Let's also take into effect the $10/Gallon in Europe is the result of socialist programs like….....public health care taxes.


----------



## jeepturner (Oct 3, 2010)

Joe it's not about me winning, it was about me trying to explain that what Newt was saying is BS. We are exporting gas from this country at a record rate. While we import oil to our refineries to convert it in to petroleum products using subsidized natural gas to undercut the rest of the competition. Newt is a smart guy and he knew it was in the best interest of his party to say in 2008 that the executive didn't control supply and demand and he is smart enough to know it is in his best interest to take an opposite stance now. I didn't say they guy wasn't smart, I just said I don't beleive him.

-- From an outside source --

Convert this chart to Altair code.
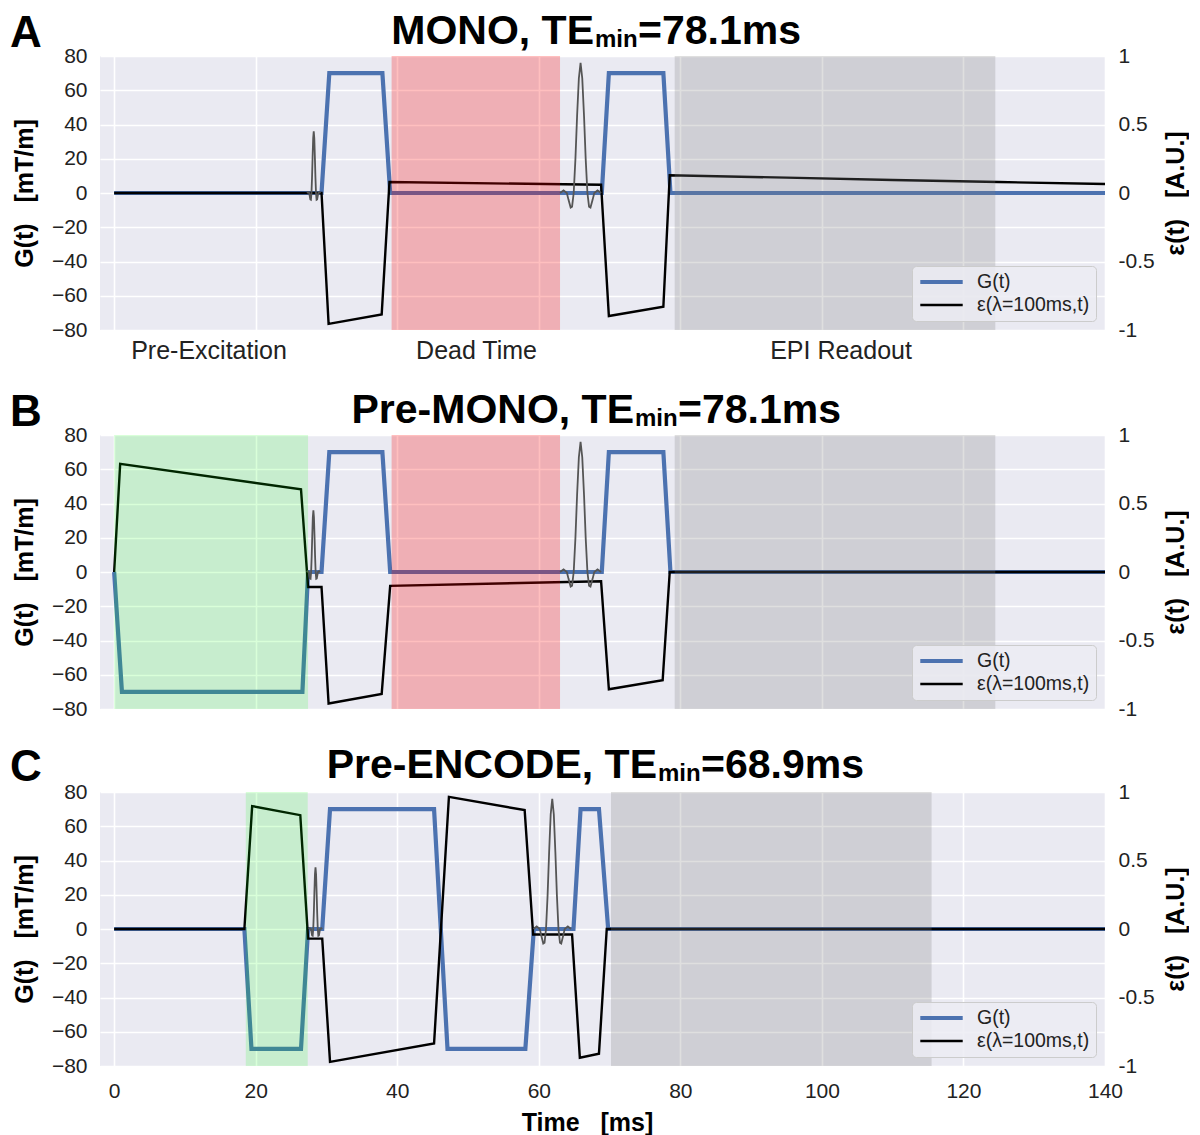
import altair as alt
import pandas as pd

FONT = "Liberation Sans"
BLUE = "#4C72B0"
BLACK = "#000000"
RF_GRAY = "#555555"
BG = "#EAEAF2"

W = 1005
H = 274

# ---------------- data ----------------
x_domain = [-2, 140]
x_ticks = [0, 20, 40, 60, 80, 100, 120, 140]
g_domain = [-80, 80]
g_ticks = [-80, -60, -40, -20, 0, 20, 40, 60, 80]
eps_domain = [-1, 1]
eps_ticks = [-1, -0.5, 0, 0.5, 1]

series_names = ["G(t)", "ε(λ=100ms,t)"]

panel_letters = ["A", "B", "C"]
title_main = ["MONO, TE", "Pre-MONO, TE", "Pre-ENCODE, TE"]
title_sub = ["min", "min", "min"]
title_tail = ["=78.1ms", "=78.1ms", "=68.9ms"]

x_title = "Time\u00a0\u00a0\u00a0[ms]"
g_title = "G(t)\u00a0\u00a0\u00a0[mT/m]"
eps_title = "ε(t)\u00a0\u00a0\u00a0[A.U.]"

# Panel A (MONO)
a_g_t = [0, 29.3, 30.4, 37.9, 39.0, 68.9, 69.9, 77.6, 78.6, 140]
a_g_v = [0, 0, 70, 70, 0, 0, 70, 70, 0, 0]
a_eps_t = [0, 29.3, 30.3, 37.8, 38.9, 68.8, 69.9, 77.6, 78.5, 95, 110, 125, 140]
a_eps_v = [0, 0, -0.955, -0.887, 0.08, 0.06, -0.898, -0.83, 0.13, 0.112, 0.095, 0.08, 0.066]
a_rf90_t = [27.25, 27.4, 27.56, 27.72, 27.8, 27.88, 27.96, 28.04, 28.12, 28.2,
            28.28, 28.36, 28.44, 28.52, 28.6, 28.68, 28.84, 29.0, 29.15]
a_rf90_v = [0, 0.5, 0, -3.8, -4, 0, 9, 21, 32, 36, 32, 21, 9, 0, -4, -3.8, 0, 0.5, 0]
a_rf180_t = [63.0, 63.5, 63.96, 64.2, 64.5, 64.7, 64.93, 65.17, 65.41, 65.66, 65.9,
             66.14, 66.39, 66.63, 66.87, 67.1, 67.3, 67.6, 67.84, 68.3, 68.8]
a_rf180_v = [0, 1.5, 0, -4, -8.5, -8, 0, 19.5, 45, 67, 76, 67, 45, 19.5, 0, -8, -8.5, -4, 0, 1.5, 0]
a_region_kind = ["dead", "readout"]
a_region_start = [39.2, 79.2]
a_region_end = [63.0, 124.5]
a_label_text = ["Pre-Excitation", "Dead Time", "EPI Readout"]
a_label_t = [13.4, 51.2, 102.7]

# Panel B (Pre-MONO)
b_g_t = [0, 1.1, 26.6, 27.4, 29.3, 30.4, 37.9, 39.0, 68.9, 69.9, 77.6, 78.6, 140]
b_g_v = [0, -70, -70, 0, 0, 70, 70, 0, 0, 70, 70, 0, 0]
b_eps_t = [0, 0.85, 26.4, 27.4, 29.3, 30.3, 37.8, 39.0, 68.8, 69.9, 77.5, 78.5, 140]
b_eps_v = [0, 0.789, 0.603, -0.109, -0.109, -0.96, -0.89, -0.101, -0.067, -0.856, -0.79, 0, 0]
b_rf90_t = [27.2, 27.35, 27.51, 27.67, 27.75, 27.83, 27.91, 27.99, 28.07, 28.15,
            28.23, 28.31, 28.39, 28.47, 28.55, 28.63, 28.79, 28.95, 29.1]
b_rf90_v = [0, 0.5, 0, -3.8, -4, 0, 9, 21, 32, 36, 32, 21, 9, 0, -4, -3.8, 0, 0.5, 0]
b_rf180_t = [63.0, 63.5, 63.96, 64.2, 64.5, 64.7, 64.93, 65.17, 65.41, 65.66, 65.9,
             66.14, 66.39, 66.63, 66.87, 67.1, 67.3, 67.6, 67.84, 68.3, 68.8]
b_rf180_v = [0, 1.5, 0, -4, -8.5, -8, 0, 19.5, 45, 67, 76, 67, 45, 19.5, 0, -8, -8.5, -4, 0, 1.5, 0]
b_region_kind = ["pre", "dead", "readout"]
b_region_start = [0, 39.2, 79.2]
b_region_end = [27.4, 63.0, 124.5]

# Panel C (Pre-ENCODE)
c_g_t = [0, 18.4, 19.4, 26.4, 27.4, 29.4, 30.5, 45.2, 47.1, 58.1, 59.3, 64.9, 65.9, 68.5, 69.8, 140]
c_g_v = [0, 0, -70, -70, 0, 0, 70, 70, -70, -70, 0, 0, 70, 70, 0, 0]
c_eps_t = [0, 18.4, 19.5, 26.3, 27.4, 29.4, 30.5, 45.2, 47.3, 58.0, 59.2, 64.7, 65.8, 68.5, 69.6, 140]
c_eps_v = [0, 0, 0.897, 0.831, -0.07, -0.07, -0.97, -0.836, 0.964, 0.868, -0.04, -0.04, -0.94, -0.91, 0, 0]
c_rf90_t = [27.5, 27.65, 27.81, 27.97, 28.05, 28.13, 28.21, 28.29, 28.37, 28.45,
            28.53, 28.61, 28.69, 28.77, 28.85, 28.93, 29.09, 29.25, 29.4]
c_rf90_v = [0, 0.5, 0, -3.8, -4, 0, 9, 21, 32, 36, 32, 21, 9, 0, -4, -3.8, 0, 0.5, 0]
c_rf180_t = [59.25, 59.7, 60.14, 60.36, 60.63, 60.81, 61.02, 61.24, 61.46, 61.68, 61.9,
             62.12, 62.34, 62.56, 62.78, 62.99, 63.17, 63.44, 63.66, 64.1, 64.55]
c_rf180_v = [0, 1.5, 0, -4, -8.5, -8, 0, 19.5, 45, 67, 76, 67, 45, 19.5, 0, -8, -8.5, -4, 0, 1.5, 0]
c_region_kind = ["pre", "readout"]
c_region_start = [18.6, 70.2]
c_region_end = [27.35, 115.5]

# ---------------- styles ----------------
REGION_FILL = {"pre": "#00FF00", "dead": "#FF0000", "readout": "#808080"}
REGION_OPACITY = {"pre": 0.15, "dead": 0.25, "readout": 0.25}

TITLE_X = [494, 534, 557]
TITLE_Y = [-12, -12, -14]
LETTER_Y = [-9, -9, -11]
SUB_W = 44

LEG = dict(
    orient="bottom-right", offset=9, title=None,
    fillColor="rgba(236,236,243,0.85)", strokeColor="#CCCCCC", cornerRadius=4,
    padding=6, symbolType="stroke", symbolSize=1800, labelFontSize=19.5,
    labelFont=FONT, labelColor="#222222", labelOffset=12, rowPadding=3,
    clipHeight=20, labelLimit=400,
)


def xenc(field, show, tick):
    ax = dict(values=x_ticks, grid=True, labelFlush=False, labelOverlap=False, domain=False)
    if show:
        ax.update(labels=True, ticks=False, title=x_title, labelPadding=14,
                  titlePadding=9, titleX=487)
    else:
        ax.update(labels=False, title=None)
        if tick:
            ax.update(ticks=True, tickSize=tick, tickColor="transparent")
        else:
            ax.update(ticks=False)
    return alt.X(f"{field}:Q", scale=alt.Scale(domain=x_domain, nice=False, zero=False),
                 axis=alt.Axis(**ax))


def color_enc():
    return alt.Color("series:N", scale=alt.Scale(domain=series_names, range=[BLUE, BLACK]),
                     legend=alt.Legend(**LEG))


def width_enc():
    return alt.StrokeWidth("series:N",
                           scale=alt.Scale(type="point", domain=series_names, range=[4.2, 2.4], padding=0),
                           legend=alt.Legend(**LEG))


def text_layer(txt, x, y, size, align):
    return alt.Chart(pd.DataFrame({"txt": [txt]})).mark_text(
        font=FONT, fontSize=size, fontWeight="bold", align=align, baseline="alphabetic", color="black"
    ).encode(x=alt.value(x), y=alt.value(y), text="txt:N")


def build_panel(k, g_t, g_v, e_t, e_v, rfs, reg_kind, reg_start, reg_end,
                labels=None, show_x=False, tick=0):
    gdf = pd.DataFrame({"t": g_t, "v": g_v, "series": series_names[0], "i": range(len(g_t))})
    edf = pd.DataFrame({"t": e_t, "v": e_v, "series": series_names[1], "i": range(len(e_t))})
    rf_rows = []
    for p, (rt, rv) in enumerate(rfs):
        for i, (tt, vv) in enumerate(zip(rt, rv)):
            rf_rows.append({"t": tt, "v": vv, "pulse": p, "i": i})
    rdf = pd.DataFrame(rf_rows)
    regdf = pd.DataFrame({
        "start": reg_start, "end": reg_end,
        "fill": [REGION_FILL[r] for r in reg_kind],
        "op": [REGION_OPACITY[r] for r in reg_kind],
    })

    g_layer = alt.Chart(gdf).mark_line().encode(
        x=xenc("t", show_x, tick),
        y=alt.Y("v:Q", scale=alt.Scale(domain=g_domain, nice=False, zero=False),
                axis=alt.Axis(values=g_ticks, grid=True, title=g_title, titlePadding=14,
                              labelPadding=13, labelFlush=False, labelOverlap=False)),
        color=color_enc(), strokeWidth=width_enc(), order="i:Q",
    )
    e_layer = alt.Chart(edf).mark_line().encode(
        x=xenc("t", show_x, tick),
        y=alt.Y("v:Q", scale=alt.Scale(domain=eps_domain, nice=False, zero=False),
                axis=alt.Axis(orient="right", values=eps_ticks, grid=False, title=eps_title,
                              titleAngle=270, titleBaseline="top", titlePadding=9,
                              labelPadding=13, labelFlush=False, labelOverlap=False,
                              labelExpr="datum.value < 0 ? '-' + (-datum.value) : '' + datum.value")),
        color=color_enc(), strokeWidth=width_enc(), order="i:Q",
    )
    rf_layer = alt.Chart(rdf).mark_line(color=RF_GRAY, strokeWidth=1.8).encode(
        x=xenc("t", show_x, tick),
        y=alt.Y("v:Q", scale=alt.Scale(domain=g_domain, nice=False, zero=False), axis=None),
        detail="pulse:N", order="i:Q",
    )
    reg_layer = alt.Chart(regdf).mark_rect().encode(
        x=xenc("start", show_x, tick), x2="end:Q",
        fill=alt.Fill("fill:N", scale=None), opacity=alt.Opacity("op:Q", scale=None),
    )
    layers = [g_layer, e_layer, rf_layer, reg_layer]
    if labels is not None:
        ldf = pd.DataFrame({"t": labels[1], "label": labels[0]})
        layers.append(alt.Chart(ldf).mark_text(
            font=FONT, fontSize=25, align="center", baseline="alphabetic", color="#222222"
        ).encode(x=xenc("t", show_x, tick), y=alt.value(H + 29), text="label:N"))
    layers.append(text_layer(title_main[k], TITLE_X[k], TITLE_Y[k], 41, "right"))
    layers.append(text_layer(title_sub[k], TITLE_X[k] + 1, TITLE_Y[k] + 3.3, 24, "left"))
    layers.append(text_layer(title_tail[k], TITLE_X[k] + SUB_W, TITLE_Y[k], 41, "left"))
    layers.append(text_layer(panel_letters[k], -90, LETTER_Y[k], 44, "left"))
    return alt.layer(*layers).resolve_scale(y="independent").properties(width=W, height=H)


pA = build_panel(0, a_g_t, a_g_v, a_eps_t, a_eps_v,
                 [(a_rf90_t, a_rf90_v), (a_rf180_t, a_rf180_v)],
                 a_region_kind, a_region_start, a_region_end,
                 labels=(a_label_text, a_label_t))
pB = build_panel(1, b_g_t, b_g_v, b_eps_t, b_eps_v,
                 [(b_rf90_t, b_rf90_v), (b_rf180_t, b_rf180_v)],
                 b_region_kind, b_region_start, b_region_end, tick=4)
pC = build_panel(2, c_g_t, c_g_v, c_eps_t, c_eps_v,
                 [(c_rf90_t, c_rf90_v), (c_rf180_t, c_rf180_v)],
                 c_region_kind, c_region_start, c_region_end, show_x=True)

chart = alt.vconcat(pA, pB, pC, spacing=26).resolve_scale(
    color="independent", strokeWidth="independent"
).resolve_legend(
    color="independent", strokeWidth="independent"
).properties(
    padding={"top": 3, "left": 2, "right": 0, "bottom": 0}
).configure_view(
    fill=BG, strokeWidth=0
).configure_axis(
    labelFont=FONT, labelFontSize=21, labelColor="#222222",
    titleFont=FONT, titleFontSize=25, titleFontWeight="bold", titleColor="black",
    gridColor="white", gridWidth=1.6, gridOpacity=1, domain=False, ticks=False,
)

chart.save("out.html", embed_options={"renderer": "svg", "actions": False})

If that makes you think I don't give a crap, I am okay with that.

http://content.usatoday.com/communities/ondeadline/post/2012/02/us-exported-more-gasoline-than-imported-last-year/1#.T16ofnlTw1I
" 
http://money.cnn.com/2011/12/05/news/economy/gasoline_export/index.htm":http://money.cnn.com/2011/12/05/news/economy/gasoline_export/index.htm

Jim, Do you have a source where it explains how they tax petroleum to pay for public health care in socialist Europe? Wait that's a rhetorical question. I just wanted another chuckle.


----------



## JoeLyddon (Apr 22, 2007)

jeep:

You said that Newt was a smart guy…

Don't you think he knows about what you pointed out about exporting the gas, etc.?

Obviously those corporations have found that it's very lucrative to Export the gas…

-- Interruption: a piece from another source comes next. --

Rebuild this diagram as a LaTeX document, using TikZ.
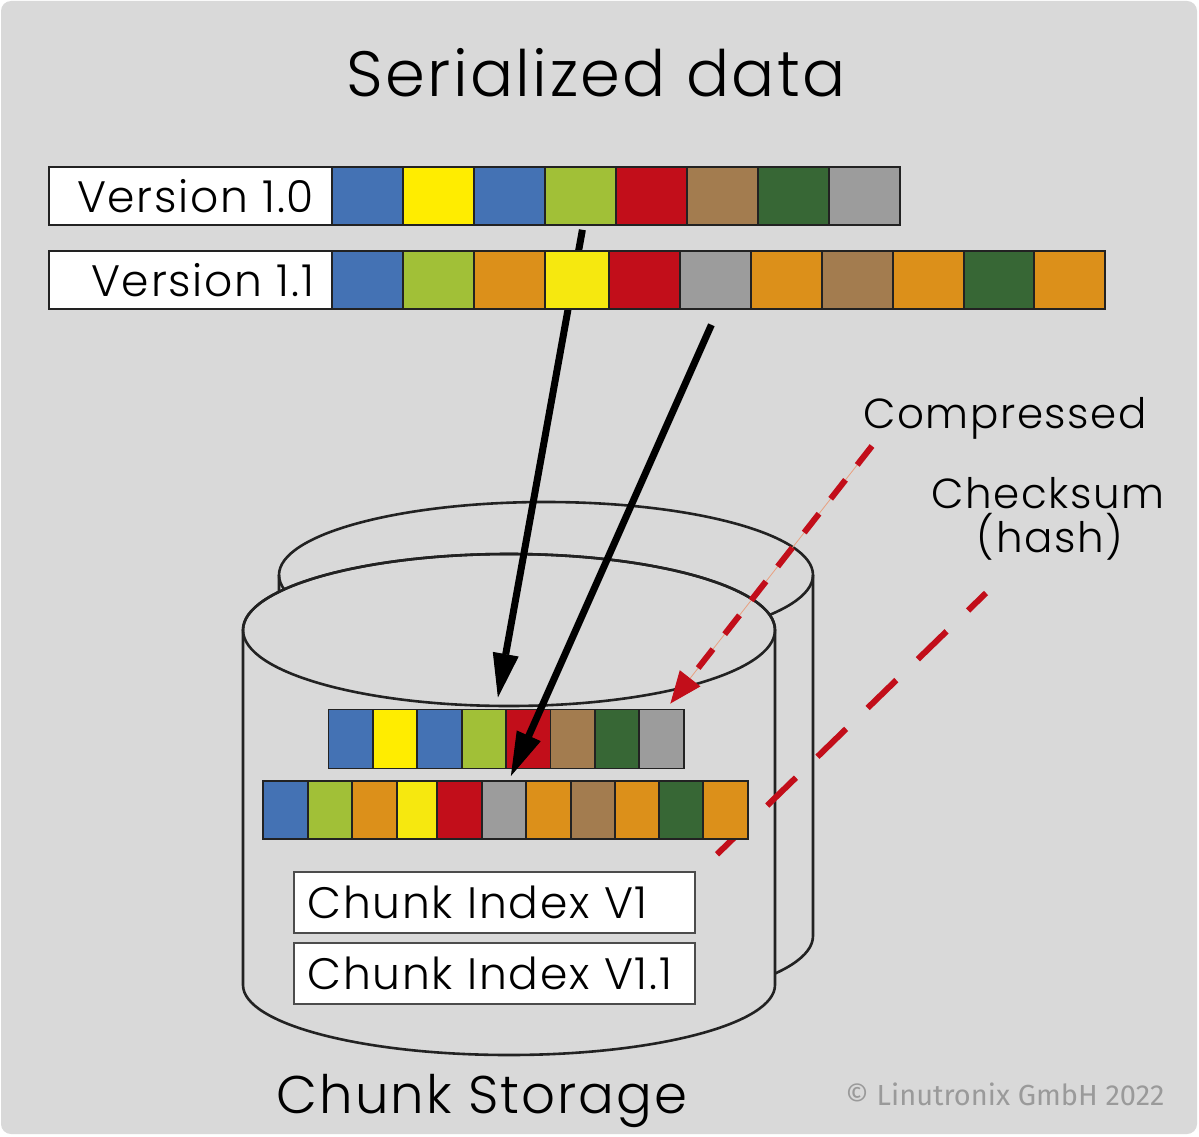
\documentclass[tikz,border=0pt]{standalone}
\usepackage{fontspec}
\setmainfont{Poppins}[UprightFont={* Light},LetterSpace=3.8]
\newfontfamily\creditfont{Fira Sans}
\usetikzlibrary{arrows.meta,calc,positioning}

\definecolor{bggray}{HTML}{D9D9D9}
\definecolor{cblue}{HTML}{4472B4}
\definecolor{cyellow}{HTML}{FFED00}
\definecolor{cyellowb}{HTML}{F6E80F}
\definecolor{cgreen}{HTML}{A1C037}
\definecolor{cred}{HTML}{C20E1A}
\definecolor{cbrown}{HTML}{A37C4F}
\definecolor{cdgreen}{HTML}{376735}
\definecolor{cgray}{HTML}{9C9C9C}
\definecolor{corange}{HTML}{DC901A}
\definecolor{lineblack}{HTML}{222222}
\definecolor{hairred}{HTML}{E8A080}
\definecolor{creditgray}{HTML}{9A9A9A}

\pgfdeclarelayer{back}
\pgfdeclarelayer{lines}
\pgfdeclarelayer{front}
\pgfsetlayers{back,lines,main,front}

\tikzset{
  cell/.style={draw=lineblack,line width=1.8pt,inner sep=0pt,anchor=north west},
  labelbox/.style={draw=lineblack,fill=white,line width=2pt,anchor=north west,
    minimum width=283pt,minimum height=58pt,inner xsep=18pt,inner ysep=0pt,
    text width=247pt,align=right,font=\fontsize{44pt}{48pt}\selectfont},
  indexbox/.style={draw=black!70,fill=white,line width=1.5pt,anchor=north west,
    minimum width=401pt,minimum height=61pt,inner xsep=14pt,inner ysep=0pt,
    text width=373pt,align=left,font=\fontsize{44pt}{48pt}\selectfont},
  cyl/.style={draw=lineblack,line width=2.6pt},
  note/.style={font=\fontsize{42pt}{46pt}\selectfont,anchor=base},
  chunkarrow/.style={line width=7pt,-{Triangle[length=44pt,width=26pt,line width=1pt]}},
  reddash/.style={draw=cred,line width=6pt}
}

\begin{document}
\begin{tikzpicture}[x=1pt,y=-1pt]
\useasboundingbox (0,0) rectangle (1199,1137);
\begin{pgfonlayer}{back}
  \fill[white] (0,0) rectangle (1199,1137);
  \fill[bggray,rounded corners=10pt] (1,1) rectangle (1197,1134);
  % storage: back drum, then front drum over it
  \draw[cyl] (546,575) ellipse [x radius=267,y radius=73];
  \draw[cyl] (813,575) -- (813,936) arc[start angle=0,end angle=180,x radius=267,y radius=73] -- (279,575);
  \filldraw[cyl,fill=bggray] (243,630) -- (243,985) arc[start angle=180,end angle=0,x radius=266,y radius=70]
    -- (775,630) arc[start angle=0,end angle=-180,x radius=266,y radius=76] -- cycle;
  \draw[cyl] (509,630) ellipse [x radius=266,y radius=76];
\end{pgfonlayer}

\node[font=\fontsize{64pt}{70pt}\selectfont,anchor=base] (title) at (596,97) {Serialized data};

% serialized versions
\node[labelbox] (v10) at (48,166) {Version 1.0};
\foreach \c [count=\i] in {cblue,cyellow,cblue,cgreen,cred,cbrown,cdgreen,cgray}
  \node[cell,fill=\c,minimum width=71pt,minimum height=58pt] (v10-\i) at ({331+71*(\i-1)},166) {};

\node[labelbox] (v11) at (48,250) {Version 1.1};
\foreach \c/\x/\w [count=\i] in {cblue/331/71,cgreen/402/71,corange/473/71,cyellowb/544/64,cred/608/71,cgray/679/71,
    corange/750/71,cbrown/821/71,corange/892/71,cdgreen/963/70,corange/1033/71}
  \node[cell,fill=\c,minimum width=\w pt,minimum height=58pt] (v11-\i) at (\x,250) {};

% chunks inside the storage
\foreach \c [count=\i] in {cblue,cyellow,cblue,cgreen,cred,cbrown,cdgreen,cgray}
  \node[cell,fill=\c,minimum width=44.4pt,minimum height=59pt] (ca-\i) at ({327.5+44.4*(\i-1)},708.5) {};
\foreach \c/\x/\w [count=\i] in {cblue/262/45,cgreen/307/44,corange/351/45,cyellowb/396/40,cred/436/45,cgray/481/44,
    corange/525/45,cbrown/570/44,corange/614/44,cdgreen/658/44,corange/702/45}
  \node[cell,fill=\c,minimum width=\w pt,minimum height=58pt] (cb-\i) at (\x,780) {};

\node[indexbox] (idx1) at (293,871) {Chunk Index V1};
\node[indexbox] (idx2) at (293,942) {Chunk Index V1.1};

\node[font=\fontsize{53pt}{56pt}\selectfont,anchor=base] (store) at (482,1113) {Chunk Storage};
\node[note] (compr) at (1005,428) {Compressed};
\node[note] (chksum) at (1048,508) {Checksum};
\node[note] (hash) at (1050,552) {(hash)};
\node[font=\creditfont\fontsize{29pt}{32pt}\selectfont,text=creditgray,anchor=base east] (credit) at (1168,1105) {© Linutronix GmbH 2022};

\coordinate (compr-tail) at (872,446);
\coordinate (chk-tail) at (986,593);

\begin{pgfonlayer}{lines}
  \draw[hairred,line width=0.8pt] (compr-tail) -- ($(ca-8.north)+(9,-5)$);
  \draw[reddash,dash pattern=on 24pt off 19pt,-{Triangle[length=32pt,width=26pt,line width=1pt]}]
    (compr-tail) -- ($(ca-8.north)+(9,-5)$);
  \draw[reddash,dash pattern=on 40pt off 30pt,dash phase=15pt] (chk-tail) -- ($(cb-11.south)+(-12,18)$);
  \draw[chunkarrow] ($(v10-4.south)+(2,4)$) -- ($(ca-4.north east)+(-9,-11)$);
\end{pgfonlayer}
\begin{pgfonlayer}{front}
  \draw[chunkarrow] ($(v11-6.south)+(-4,15)$) -- ($(cb-6.north)+(7,-4)$);
\end{pgfonlayer}
\end{tikzpicture}
\end{document}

Now, if something were to happen where it was NOT that lucrative, the picture might change… yes?

I don't want to get into a big discussion as to what Could or Could Not happen, etc., etc.

I think Newt (or any other President [except O]) is smart enough to not let anything jeopardize the Security of our Country.


----------



## BobM001 (Jan 8, 2012)

I've been saying it for YEARS that we need "Regional Refineries". All over the USA. All interconnected via the existing pipelines. Katrina showed the falacy of having our center of refining on the Gulf Coast. That shut down made gas prices skyrocket. If they can pump crude from the North Slope to Valdez they can pump it anywhere. But the reasons we don't have these refineries are the "Envirowackos" and NIMBY. Well, maybe we need to build the Keystone PLUS more refineries. That means JOBS!!! MORE crude production means greater supply. More places to refine it means lower transportation costs and a more stable supply at regional levels.


----------



## superstretch (Jan 10, 2011)

Sorry.. not a big fan of Newt. He's ridden the coattails of Reagan far too long and is far from the conservative base he claims to stand on. I've watched every GOP debate so far this cycle.. I haven't been impressed with his stances. I'd have to say he's even more of a moderate than Romney.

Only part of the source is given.